The society has engaged in substantial commercial property lending, in excess of £650m, making many of these loans in 2005 and 2006 – when prices were at their highest level – and they are now losing money on many of these loans.

The society also purchased in 2006 and 2007, over £150m of high-risk, self-certified mortgages, from two American firms, GMAC and a subsidiary of Lehman Brothers – just before the global market for such loans completely collapsed.

These decisions, together with the need to write-off £10m from the purchase of a £31m IT system, contributed to the society making an expected loss of over £24m last year.

The FSA have been in constant touch with the society since November – as is properly the case, since the FSA is their lead supervisor.

It has been clear for some time that the society needed additional capital to continue operating.

It was clear that the society could not raise the amount of capital it required in the markets, and would need support from public funds.

Mr Speaker, under the Banking Act 2009, the Government has to take into account, in particular, three objectives when deciding whether to intervene in the financial sector:

The need to protect depositors;

Ensuring stability and confidence in the financial system;

And safeguarding the interest of taxpayers.

In meeting these objectives, the FSA, the Bank of England and the Treasury had two options.

The first option was for the Government to inject more capital into the society, possibly alongside the Building Societies Association and the Scottish Government.

The FSA advised that a minimum of £60m was required just to allow the society to continue trading.

This, however, would not have provided Dunfermline with a long-term solution:

First, it was the judgement of the Bank of England, the FSA, and the Treasury that even with an injection of £60m, the society would be very unlikely to have an independent long-term future, and that it would need to come back for more;

Second, it would not be able to service or repay this amount of new capital. In the last few years, they have never made an annual profit of more than £6m;

And third, it would not deal with the commercial property loans and the high-risk mortgages, totalling some £800m, held by the society.

So the second option was to find a long-term solution for the Dunfermline Building Society, where it had sufficient backing from a larger society and where the riskier assets were separated out.

It was therefore decided, after the Bank of England invited offers over the weekend, that as a result of that process core parts of the Dunfermline would be transferred to the Nationwide Building Society.

Dunfermline’s retail and wholesale deposits, its 34 branches, head office and their residential mortgages have been transferred.

Savers who are retail depositors with both Dunfermline and Nationwide will continue to benefit from separate Financial Services Compensation Scheme limits – that is, £50,000 per person per institution.

Nationwide already has over 40 branches in Scotland, where it has been operating for many years. It has the strength to provide financial support for Dunfermline.
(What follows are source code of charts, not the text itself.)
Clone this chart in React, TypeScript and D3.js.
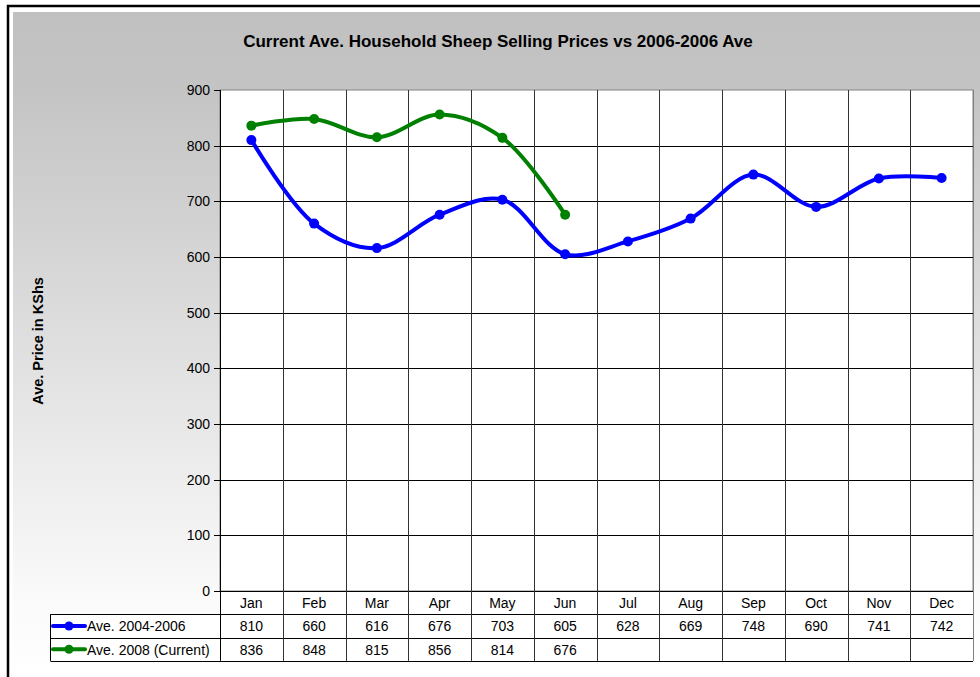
import React, { useEffect, useRef } from 'react';
import * as d3 from 'd3';

const months = ['Jan', 'Feb', 'Mar', 'Apr', 'May', 'Jun', 'Jul', 'Aug', 'Sep', 'Oct', 'Nov', 'Dec'];
const avg0406 = [810, 660, 616, 676, 703, 605, 628, 669, 748, 690, 741, 742];
const avg2008 = [836, 848, 815, 856, 814, 676];
const yTicks = [0, 100, 200, 300, 400, 500, 600, 700, 800, 900];
const seriesNames = ['Ave. 2004-2006', 'Ave. 2008 (Current)'];
const seriesColors = ['#0000ff', '#008000'];

export default function App() {
  const ref = useRef<SVGSVGElement>(null);

  useEffect(() => {
    const svg = d3.select(ref.current);
    svg.selectAll('*').remove();
    const font = "'Liberation Sans', Arial, sans-serif";

    const plot = { left: 220, top: 90, right: 973, bottom: 591 };
    const rowH = 23.3;

    // background gradient
    const defs = svg.append('defs');
    const grad = defs.append('linearGradient').attr('id', 'bg').attr('x1', 0).attr('y1', 0).attr('x2', 0).attr('y2', 1);
    grad.append('stop').attr('offset', '0%').attr('stop-color', '#c0c0c0');
    grad.append('stop').attr('offset', '12%').attr('stop-color', '#c4c4c4');
    grad.append('stop').attr('offset', '88%').attr('stop-color', '#fafafa');
    grad.append('stop').attr('offset', '100%').attr('stop-color', '#ffffff');

    svg.append('rect').attr('x', 0).attr('y', 0).attr('width', 980).attr('height', 677).attr('fill', '#fff');
    svg.append('rect').attr('x', 13).attr('y', 12).attr('width', 967).attr('height', 665).attr('fill', 'url(#bg)');
    // outer frame
    svg.append('path').attr('d', 'M8,677 V6 H980').attr('fill', 'none').attr('stroke', '#000').attr('stroke-width', 2.5);

    svg.append('text').attr('x', 498).attr('y', 47).attr('text-anchor', 'middle')
      .attr('font-family', font).attr('font-weight', 'bold').attr('font-size', 17).attr('fill', '#000')
      .text('Current Ave. Household Sheep Selling Prices vs 2006-2006 Ave');

    const x = d3.scaleBand<string>().domain(months).range([plot.left, plot.right]);
    const y = d3.scaleLinear().domain([0, 900]).range([plot.bottom, plot.top]);

    svg.append('rect').attr('x', plot.left).attr('y', plot.top)
      .attr('width', plot.right - plot.left).attr('height', plot.bottom - plot.top)
      .attr('fill', '#fff').attr('stroke', '#808080').attr('stroke-width', 1);

    // horizontal gridlines
    svg.append('g').selectAll('line').data(yTicks.filter(t => t > 0 && t < 900)).join('line')
      .attr('x1', plot.left).attr('x2', plot.right)
      .attr('y1', d => Math.round(y(d)) + 0.5).attr('y2', d => Math.round(y(d)) + 0.5)
      .attr('stroke', '#000').attr('stroke-width', 1);

    // vertical gridlines extend through the table
    const tableBottom = plot.bottom + rowH * 3;
    svg.append('g').selectAll('line').data(months.slice(1)).join('line')
      .attr('x1', d => Math.round(x(d)!) + 0.5).attr('x2', d => Math.round(x(d)!) + 0.5)
      .attr('y1', plot.top).attr('y2', tableBottom)
      .attr('stroke', '#333').attr('stroke-width', 1);

    // y axis
    const yAxis = svg.append('g');
    yAxis.append('line').attr('x1', plot.left + 0.5).attr('x2', plot.left + 0.5)
      .attr('y1', plot.top).attr('y2', plot.bottom).attr('stroke', '#000');
    yAxis.selectAll('line.tick').data(yTicks).join('line').attr('class', 'tick')
      .attr('x1', plot.left - 6).attr('x2', plot.left)
      .attr('y1', d => Math.round(y(d)) + 0.5).attr('y2', d => Math.round(y(d)) + 0.5)
      .attr('stroke', '#000');
    yAxis.selectAll('text').data(yTicks).join('text')
      .attr('x', plot.left - 10).attr('y', d => y(d) + 5).attr('text-anchor', 'end')
      .attr('font-family', font).attr('font-size', 14).attr('fill', '#000').text(d => d);

    svg.append('text').attr('transform', 'translate(43,341) rotate(-90)').attr('text-anchor', 'middle')
      .attr('font-family', font).attr('font-weight', 'bold').attr('font-size', 14.5).attr('fill', '#000')
      .text('Ave. Price in KShs');

    // data table
    const table = svg.append('g');
    const rows = [plot.bottom, plot.bottom + rowH, plot.bottom + rowH * 2, tableBottom];
    table.append('rect').attr('x', 50.5).attr('y', rows[1]).attr('width', plot.right - 50.5)
      .attr('height', rowH * 2).attr('fill', '#fff');
    table.append('rect').attr('x', plot.left).attr('y', rows[0]).attr('width', plot.right - plot.left)
      .attr('height', rowH).attr('fill', '#fff');
    table.selectAll('line.h').data(rows).join('line').attr('class', 'h')
      .attr('x1', (d, i) => (i === 0 ? plot.left : 50.5)).attr('x2', plot.right)
      .attr('y1', d => Math.round(d) + 0.5).attr('y2', d => Math.round(d) + 0.5)
      .attr('stroke', '#000');
    table.append('line').attr('x1', 50.5).attr('x2', 50.5).attr('y1', rows[1]).attr('y2', tableBottom).attr('stroke', '#000');
    table.append('line').attr('x1', plot.left + 0.5).attr('x2', plot.left + 0.5).attr('y1', rows[0]).attr('y2', tableBottom).attr('stroke', '#000');
    table.append('line').attr('x1', plot.right + 0.5).attr('x2', plot.right + 0.5).attr('y1', plot.top).attr('y2', tableBottom).attr('stroke', '#808080');
    // redraw vertical gridlines over white table bg
    table.selectAll('line.v').data(months.slice(1)).join('line').attr('class', 'v')
      .attr('x1', d => Math.round(x(d)!) + 0.5).attr('x2', d => Math.round(x(d)!) + 0.5)
      .attr('y1', rows[0]).attr('y2', tableBottom).attr('stroke', '#333');

    const cx = (m: string) => x(m)! + x.bandwidth() / 2;
    table.selectAll('text.m').data(months).join('text').attr('class', 'm')
      .attr('x', cx).attr('y', rows[0] + 17).attr('text-anchor', 'middle')
      .attr('font-family', font).attr('font-size', 14).attr('fill', '#000').text(d => d);
    [avg0406, avg2008].forEach((vals, r) => {
      table.selectAll(`text.v${r}`).data(vals).join('text').attr('class', `v${r}`)
        .attr('x', (d, i) => cx(months[i])).attr('y', rows[r + 1] + 17).attr('text-anchor', 'middle')
        .attr('font-family', font).attr('font-size', 14).attr('fill', '#000').text(d => d);
      const ly = rows[r + 1] + rowH / 2;
      table.append('line').attr('x1', 53).attr('x2', 85).attr('y1', ly).attr('y2', ly)
        .attr('stroke', seriesColors[r]).attr('stroke-width', 4).attr('stroke-linecap', 'round');
      table.append('circle').attr('cx', 69).attr('cy', ly).attr('r', 4.5).attr('fill', seriesColors[r]);
      table.append('text').attr('x', 87).attr('y', rows[r + 1] + 17)
        .attr('font-family', font).attr('font-size', 14).attr('fill', '#000').text(seriesNames[r]);
    });

    // series
    const line = d3.line<number>()
      .x((d, i) => cx(months[i]))
      .y(d => y(d))
      .curve(d3.curveCatmullRom.alpha(0.5));
    [avg0406, avg2008].forEach((vals, r) => {
      svg.append('path').datum(vals).attr('d', line).attr('fill', 'none')
        .attr('stroke', seriesColors[r]).attr('stroke-width', 4).attr('stroke-linejoin', 'round');
      svg.append('g').selectAll('circle').data(vals).join('circle')
        .attr('cx', (d, i) => cx(months[i])).attr('cy', d => y(d)).attr('r', 5)
        .attr('fill', seriesColors[r]);
    });
  }, []);

  return (
    <svg ref={ref} width={980} height={677}
      style={{ position: 'absolute', left: 0, top: 0, display: 'block' }} />
  );
}
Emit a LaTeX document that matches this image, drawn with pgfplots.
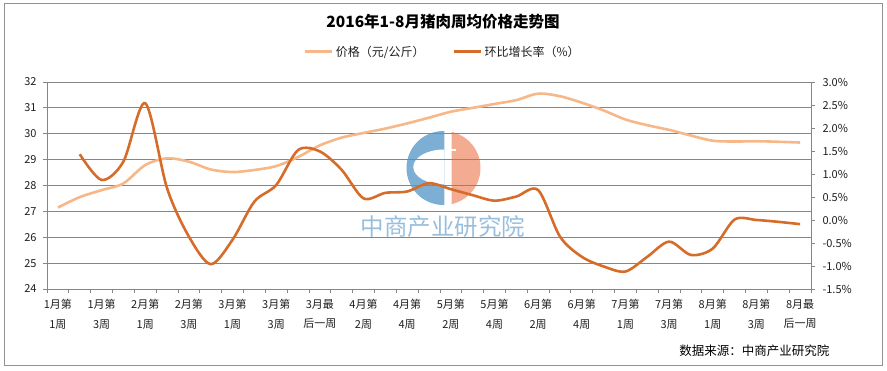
\documentclass[border=0pt]{standalone}
\usepackage{fontspec}
\setmainfont{Noto Sans CJK SC}
\usepackage{pgfplots}
\pgfplotsset{compat=1.18}
\definecolor{pricec}{RGB}{246,183,137}
\definecolor{ratec}{RGB}{214,108,42}
\definecolor{gridc}{RGB}{134,134,134}
\definecolor{logoblue}{RGB}{125,175,212}
\definecolor{logosalmon}{RGB}{243,171,146}
\definecolor{textc}{RGB}{30,30,30}

\pgfplotstableread{
x y
0 27.15
1 27.55
2 27.82
3 28.08
4 28.79
5 29.05
6 28.92
7 28.62
8 28.52
9 28.60
10 28.75
11 29.10
12 29.55
13 29.85
14 30.03
15 30.20
16 30.40
17 30.62
18 30.85
19 31.00
20 31.15
21 31.30
22 31.55
23 31.45
24 31.20
25 30.90
26 30.55
27 30.33
28 30.15
29 29.93
30 29.73
31 29.70
32 29.71
33 29.69
34 29.66
}\pricetable

\pgfplotstableread{
x y
1 1.43
2 0.87
3 1.27
4 2.54
5 0.69
6 -0.36
7 -0.96
8 -0.43
9 0.40
10 0.76
11 1.52
12 1.49
13 1.09
14 0.47
15 0.59
16 0.62
17 0.80
18 0.67
19 0.54
20 0.42
21 0.51
22 0.65
23 -0.36
24 -0.80
25 -1.01
26 -1.12
27 -0.80
28 -0.47
29 -0.76
30 -0.62
31 0.01
32 0.00
33 -0.04
34 -0.09
}\ratetable

\begin{document}
\begin{tikzpicture}
\useasboundingbox (0pt,0pt) rectangle (887pt,371pt);
\draw[gridc!90, line width=0.9pt] (4pt,6pt) rectangle (882pt,368pt);
\node[font=\fontsize{15.5}{18}\selectfont\bfseries, text=black] at (443pt,349pt) {2016年1-8月猪肉周均价格走势图};
% watermark logo
\begin{scope}
  \clip (400pt,150pt) rectangle (444.3pt,250pt);
  \fill[logoblue] (443.5pt,203pt) circle (37pt);
  \fill[white] (444.3pt,204pt) ellipse (31pt and 17.5pt);
\end{scope}
\begin{scope}
  \clip (451.7pt,150pt) rectangle (490pt,250pt);
  \fill[logosalmon] (443.5pt,203pt) circle (37pt);
\end{scope}
\fill[white] (451pt,219.5pt) rectangle (456pt,221.5pt);
\node[text=logoblue!80, font=\fontsize{23.5}{24}\selectfont] at (443pt,144pt) {中商产业研究院};

\begin{axis}[
  at={(47pt,82pt)}, anchor=south west, scale only axis,
  width=764pt, height=207pt,
  xmin=-0.5, xmax=34.5, ymin=24, ymax=32,
  axis x line*=bottom, axis y line*=left,
  axis line style={gridc, line width=0.8pt},
  ytick={24,...,32}, ymajorgrids,
  grid style={gridc, line width=0.8pt},
  xtick={0,2,...,34},
  xticklabels={{1月第\\1周},{1月第\\3周},{2月第\\1周},{2月第\\3周},{3月第\\1周},{3月第\\3周},{3月最\\后一周},{4月第\\2周},{4月第\\4周},{5月第\\2周},{5月第\\4周},{6月第\\2周},{6月第\\4周},{7月第\\1周},{7月第\\3周},{8月第\\1周},{8月第\\3周},{8月最\\后一周}},
  minor xtick={-0.5,0.5,...,34.5},
  tick align=outside, major tick length=4pt, minor tick length=4pt,
  tick style={gridc, line width=0.8pt},
  major x tick style={draw=none},
  xticklabel style={align=center, font=\fontsize{11}{19.5}\selectfont, text=textc, yshift=-3pt},
  yticklabel style={font=\fontsize{11}{13}\selectfont, text=textc, xshift=-3pt},
  /pgf/number format/assume math mode=true,
  clip=false,
]
\addplot[pricec, line width=2.6pt, smooth] table[x=x,y=y] {\pricetable};
\end{axis}

\begin{axis}[
  at={(47pt,82pt)}, anchor=south west, scale only axis,
  width=764pt, height=207pt,
  xmin=-0.5, xmax=34.5, ymin=-1.5, ymax=3,
  axis x line=none, axis y line*=right,
  axis line style={gridc, line width=0.8pt},
  ytick={-1.5,-1,...,3},
  tick align=outside, major tick length=4pt,
  tick style={gridc, line width=0.8pt},
  /pgf/number format/assume math mode=true,
  yticklabel={\pgfmathprintnumber[fixed,fixed zerofill,precision=1]{\tick}\%},
  yticklabel style={anchor=west, font=\fontsize{11}{13}\selectfont, text=textc, xshift=4pt},
  legend style={at={(0.518,1.145)}, anchor=center, draw=none, fill=none,
    legend columns=2, font=\fontsize{12}{14}\selectfont, text=textc,
    /tikz/every even column/.append style={column sep=26pt}},
  legend image code/.code={\draw[#1, line width=3pt] (0pt,0pt) -- (27pt,0pt);},
  clip=false,
]
\addlegendimage{pricec, line width=3pt}
\addlegendentry{价格（元/公斤）}
\addplot[ratec, line width=2.6pt, smooth] table[x=x,y=y] {\ratetable};
\addlegendentry{环比增长率（\%）}
\end{axis}

\node[anchor=east, font=\fontsize{12.5}{14}\selectfont, text=black] at (833pt,20pt) {数据来源：中商产业研究院};
\end{tikzpicture}
\end{document}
Nationwide have said that they will maintain the Dunfermline Building Society brand, and that there will be no compulsory redundancies in branches for the next three years.

The social housing loans of Dunfermline’s customers have been transferred temporarily to a “bridge bank”, owned by the Bank of England.

This will continue to provide support for Dunfermline’s social housing commitments, while the Government talks to a number of other parties, including the Scottish Government, about securing a long-term future.

The remainder of Dunfermline’s assets and liabilities – including commercial loans, high-risk mortgages and subordinated debt have been put into administration.

These assets will be managed and wound down over a period of time. In this way, the return for the taxpayer can be maximised as conditions improve.

Any losses associated with these assets will be met in the first instance by the remaining capital in the society, and by the Financial Services Compensation Scheme, leaving a small residual exposure for the Government.

In line with previous resolutions of this kind, such as Bradford and Bingley, because the retail deposits have been transferred in full, the assets to back them had to be provided in the short-term by the Treasury.

Therefore, following normal practice in such cases, the overall net financing provided by the Treasury to Nationwide is around £1.6bn.

Included in this amount is a sum of £69m, an amount broadly equivalent to the capital reserves belonging to Dunfermline’s members. Again, following normal practice, this is being transferred along with the rest of the business, and will support prime residential mortgage lending.

The Treasury will reclaim the money from the wind-down of the assets outside the transfer and from the Financial Services Compensation Scheme.

Mr Speaker, the Dunfermline Building Society has provided services for many years. However, we had to find a long-term solution for the Dunfermline Building Society, protecting savers, protecting the taxpayer and giving members a more stable future.

We will continue to deal with the impact of the global banking crisis on the banking system, ensuring stability and rebuilding confidence – as an important precondition to economic recovery.

And I commend this statement to the House.